The gradient of the function \(y = 2\boldsymbol{x}^{\top}\boldsymbol{x}\) with respect to \(\boldsymbol{x}\) should be \(4\boldsymbol{x}\). Now let’s verify that the gradient produced is correct.

In [6]:

assert (x.grad - 4 * x).norm().asscalar() == 0
x.grad

Out[6]:

[[ 0.]
 [ 4.]
 [ 8.]
 [12.]]
<NDArray 4x1 @cpu(0)>

Training Mode and Prediction Mode¶

As you can see from the above, after calling the record function, MXNet will record and calculate the gradient. In addition, autograd will also change the running mode from the prediction mode to the training mode by default. This can be viewed by calling the is_training function.

In [7]:

print(autograd.is_training())
with autograd.record():
    print(autograd.is_training())

False
True

In some cases, the same model behaves differently in the training and prediction modes. We will cover these differences in detail in later chapters.

Find Gradient of Python Control Flow¶

One benefit of using MXNet is that even if the computational graph of the function contains Python’s control flow (such as conditional and loop control), we may still be able to find the gradient of a variable.

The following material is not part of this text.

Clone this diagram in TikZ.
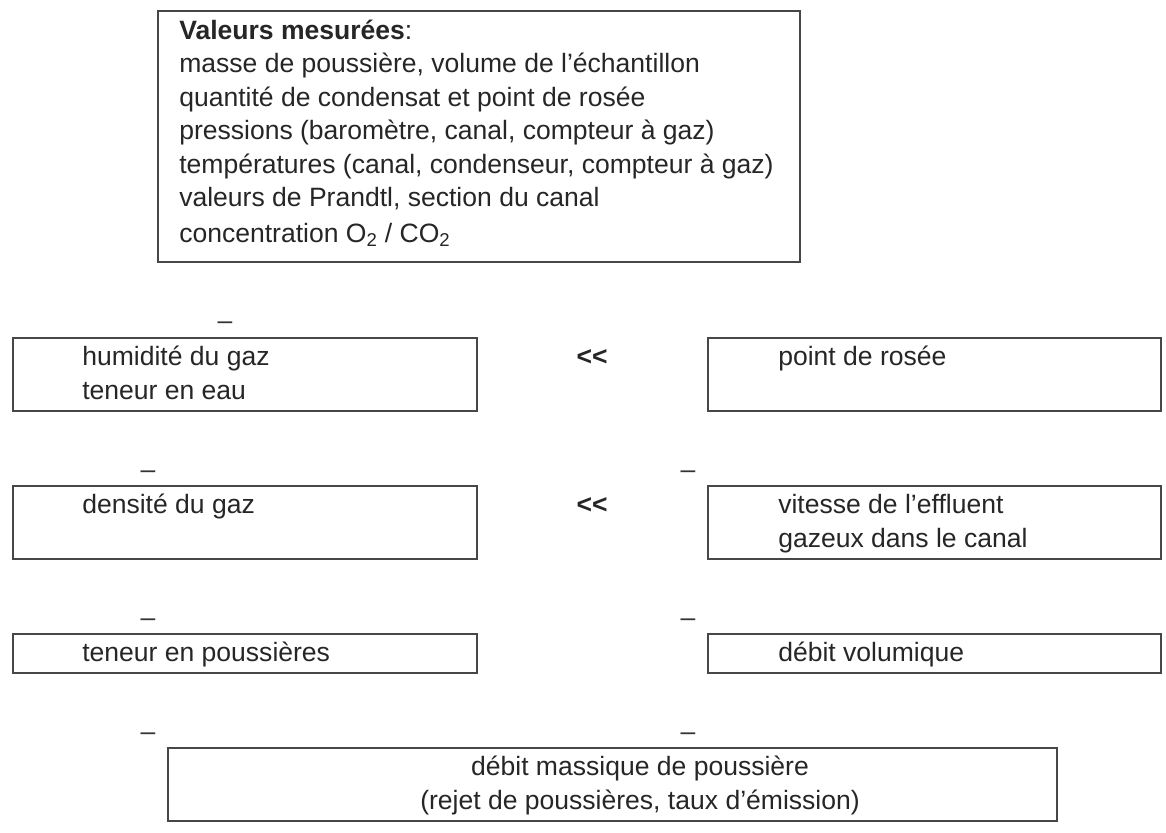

Consider the following program, containing Python’s conditional and loop control. It should be emphasized that the number of iterations of the loop (while loop) and the execution of the conditional judgment (if statement) depend on the value of the input b.

In [8]:

def f(a):
    b = a * 2
    while b.norm().asscalar() < 1000:
        b = b * 2
    if b.sum().asscalar() > 0:
        c = b
    else:
        c = 100 * b
    return c

As previously stated, we still use the record function to record the calculation, and call the backward function to find the gradient.

In [9]:

a = nd.random.normal(shape=1)
a.attach_grad()
with autograd.record():
    c = f(a)
c.backward()

Let’s analyze the f function defined above. Given an arbitrary input a, its output must be in the form of f(a) = x * a, where the value of the scalar coefficient x depends on the input a. Since c = f(a) has a gradient of x with respect to a and the value is c / a, we can verify the correctness of the gradient of the control flow result in the following example.

In [10]:

a.grad == c / a

Out[10]:

[1.]
<NDArray 1 @cpu(0)>

Summary¶

MXNet provides an autograd package to automate the derivation process.
MXNet’s autograd package can be used to derive general imperative programs.
The running modes of MXNet include the training mode and the prediction mode. We can determine the running mode by autograd.is_training().

exercise¶

In the example, finding the gradient of the control flow shown in this section, the variable a is changed to a random vector or matrix. At this point, the result of the calculation c is no longer a scalar. So, what will happen to the running result? How do we analyze the result?
Redesign an example of finding the gradient of the control flow. Run and analyze the result.